• Instruction: For each line that holds "chart", copy the line out.

-- start Given information --

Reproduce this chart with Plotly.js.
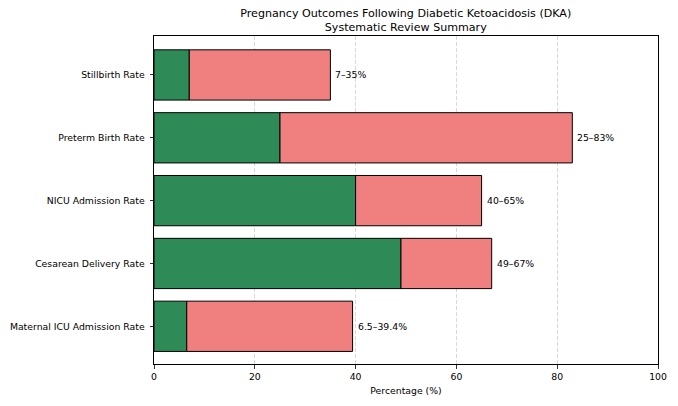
<!DOCTYPE html>
<html>
<head>
<meta charset="utf-8">
<script src="https://cdn.plot.ly/plotly-3.0.1.min.js"></script>
<style>html,body{margin:0;padding:0;background:#fff;}#chart{width:678px;height:406px;}</style>
</head>
<body>
<div id="chart"></div>
<script>
const categories = ["Maternal ICU Admission Rate", "Cesarean Delivery Rate", "NICU Admission Rate", "Preterm Birth Rate", "Stillbirth Rate"];
const lowValues = [6.5, 49, 40, 25, 7];
const highValues = [39.4, 67, 65, 83, 35];
const rangeLabels = ["6.5–39.4%", "49–67%", "40–65%", "25–83%", "7–35%"];

const font = "DejaVu Sans, Liberation Sans, sans-serif";
const spans = highValues.map((h, i) => h - lowValues[i]);

const traces = [
  {
    type: "bar", orientation: "h", y: categories, x: lowValues,
    marker: {color: "#2e8b57", line: {color: "#000", width: 1}},
    width: 0.8, hoverinfo: "skip", showlegend: false
  },
  {
    type: "bar", orientation: "h", y: categories, x: spans, base: lowValues,
    marker: {color: "#f08080", line: {color: "#000", width: 1}},
    width: 0.8, hoverinfo: "skip", showlegend: false
  }
];

const annotations = categories.map((c, i) => ({
  x: highValues[i], y: c, xref: "x", yref: "y", text: rangeLabels[i],
  showarrow: false, xanchor: "left", xshift: 3, yanchor: "middle",
  font: {family: font, size: 9.3, color: "#000"}
}));

const layout = {
  width: 678, height: 406,
  margin: {l: 154, r: 20, t: 36, b: 42, pad: 0},
  paper_bgcolor: "#fff", plot_bgcolor: "#fff",
  barmode: "overlay",
  font: {family: font, size: 9.3, color: "#000"},
  title: {
    text: "Pregnancy Outcomes Following Diabetic Ketoacidosis (DKA)<br>Systematic Review Summary",
    font: {family: font, size: 11.1, color: "#000"},
    x: 0.5985, xanchor: "center", y: 0.959, yanchor: "top"
  },
  xaxis: {
    range: [0, 100], tickvals: [0, 20, 40, 60, 80, 100],
    showgrid: true, gridcolor: "#c8c8c8", griddash: "4px,2px", gridwidth: 0.7,
    showline: true, linecolor: "#000", linewidth: 1, mirror: true,
    ticks: "outside", ticklen: 3.5, tickcolor: "#000", tickwidth: 0.8,
    zeroline: false, layer: "above traces",
    tickfont: {family: font, size: 9.3, color: "#000"},
    title: {text: "Percentage (%)", font: {family: font, size: 9.3, color: "#000"}, standoff: 6}
  },
  yaxis: {
    range: [-0.6, 4.62], type: "category",
    showgrid: false, showline: true, linecolor: "#000", linewidth: 1, mirror: true,
    ticks: "outside", ticklen: 3.5, tickcolor: "#000", tickwidth: 0.8,
    zeroline: false, ticklabelstandoff: 3,
    tickfont: {family: font, size: 9.3, color: "#000"}
  },
  annotations: annotations
};

Plotly.newPlot("chart", traces, layout, {staticPlot: true, displayModeBar: false});
</script>
</body>
</html>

-- end Given information --

• Completed task:
Reproduce this chart with Plotly.js.
<style>html,body{margin:0;padding:0;background:#fff;}#chart{width:678px;height:406px;}</style>
<div id="chart"></div>
Plotly.newPlot("chart", traces, layout, {staticPlot: true, displayModeBar: false});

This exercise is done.